By Bill Parry
Costa Constantinides (D-Astoria) held his first press event as the new city councilman for District 22 in Astoria Friday, tapping into the borough’s hot-button topic of the month: traffic safety.
Constantinides called for improved safety measures on a notorious stretch of 21st Street during a speaking event that drew nearly a hundred concerned citizens.
“Three weeks on the job and he’s already bringing us together,” state Sen. Michael Gianaris (D-Astoria) said.
“Queens is changing, and with that great growth, there are changes that need to come,” Constantinides said. “This corridor from the RFK Bridge to the Queensboro Bridge needs improved infrastructure.”
He said on that stretch of 21st Street over the last decade there have been seven deaths and 102 people have suffered serious injuries, many of them pedestrians, due to automotive collisions.
“There was a hit-and-run that killed a man on this spot 30 years ago and still this area is in need of safety measures,” Constantinides said.

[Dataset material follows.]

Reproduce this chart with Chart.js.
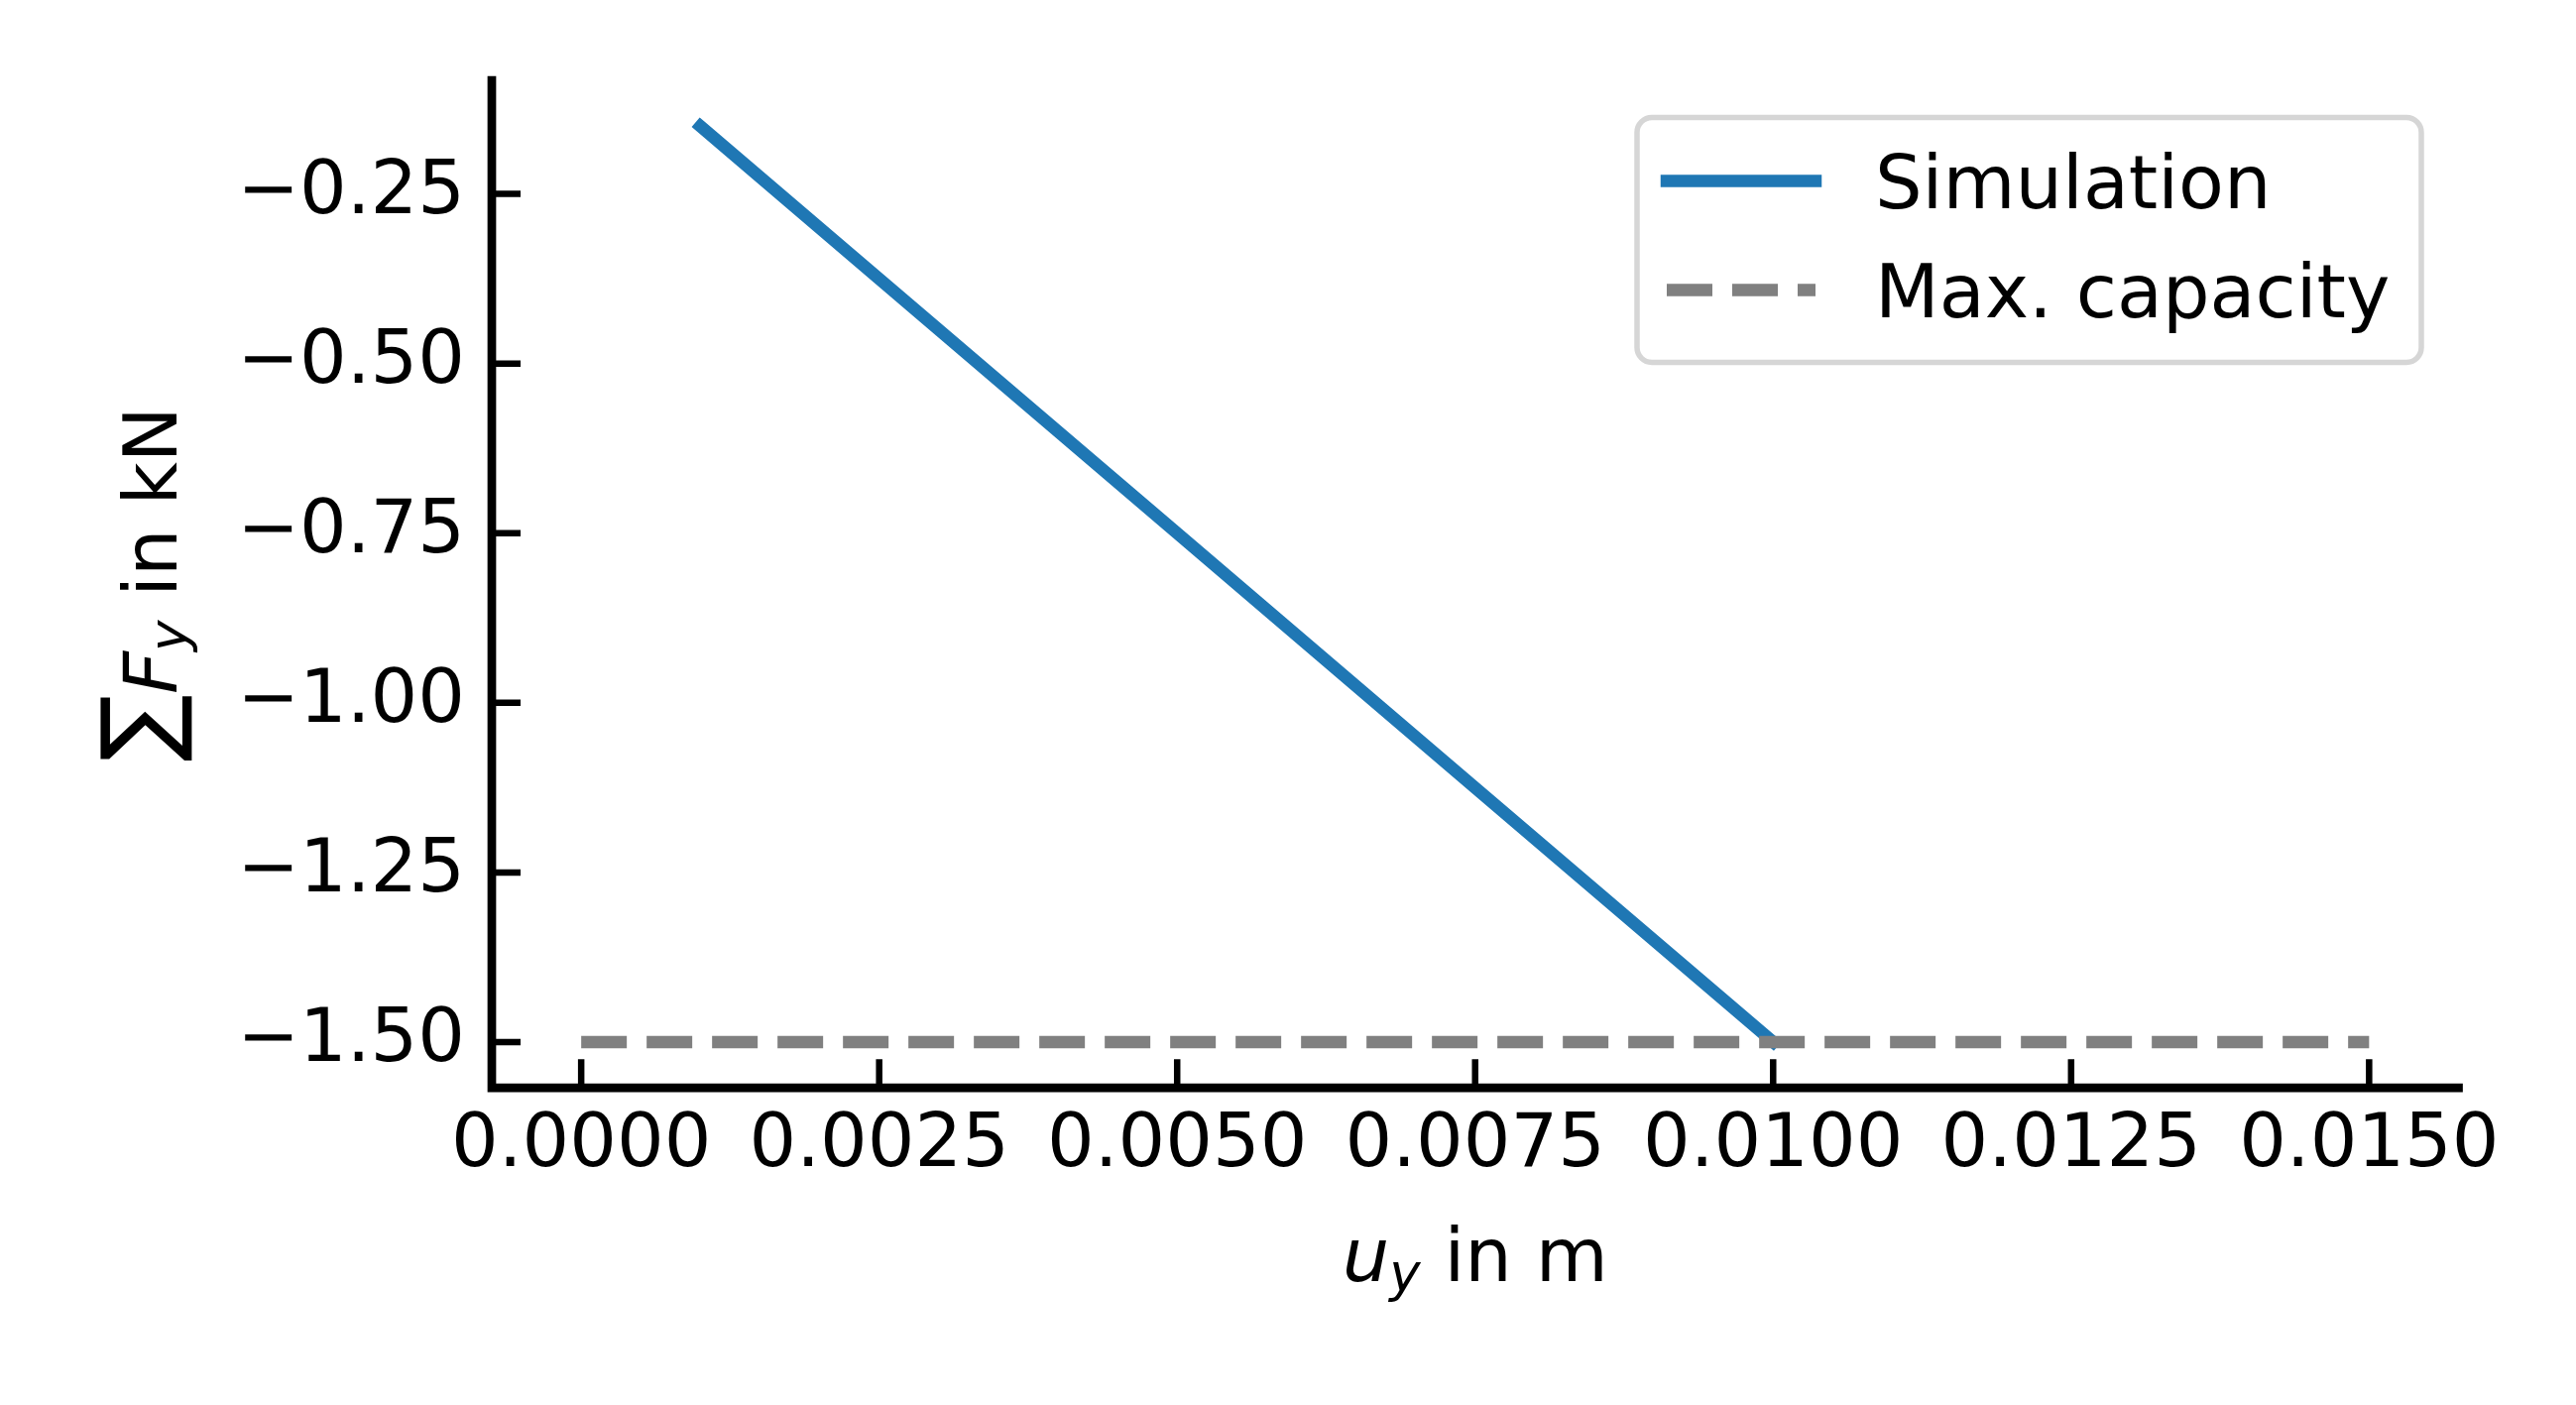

The area surrounding 21st Street and 33rd Road, where the news conference was held, includes Long Island City High School, the Hanac Senior Residence, the Queensview Nursery School and Kindergarten, the Ravenswood Housing development and Queensview North and East.
“Students, seniors, mothers pushing baby strollers — the streets must be safer for them,” Constantinides said.
The councilman called on the city Department of Transportation to conduct a feasibility study and move to install countdown clocks for pedestrians, well-maintained crosswalks and traffic lights in the area.
The DOT’s slow response has frustrated two other elected officials who were on hand to lend support.
“The DOT has repeatedly denied my requests for enhanced safety measures at this location and has yet to answer my legal demand for a report setting forth the reasoning for declining to take action,” state Assemblywoman Aravella Simotas (D-Astoria) said.
“We can’t have a city street looking like a highway,” Gianaris added. “I look forward to working together to ensure that everyone who needs to cross 21st Street can feel safe in doing so.”
Councilman Jimmy Van Bramer (D-Sunnyside), from the neighboring 26th District that includes part of 21st Street, was on hand to lend his support, saying “this is not a highway and cars act like it’s some kind of speedway. It’s too late to put up a traffic light or a stop sign after someone dies. We need Vision Zero on this street and every street so there’s not one more death.”
Vision Zero is a set of comprehensive policies developed in Sweden with a goal of zero deaths or serious injuries due to traffic accidents in ten years time.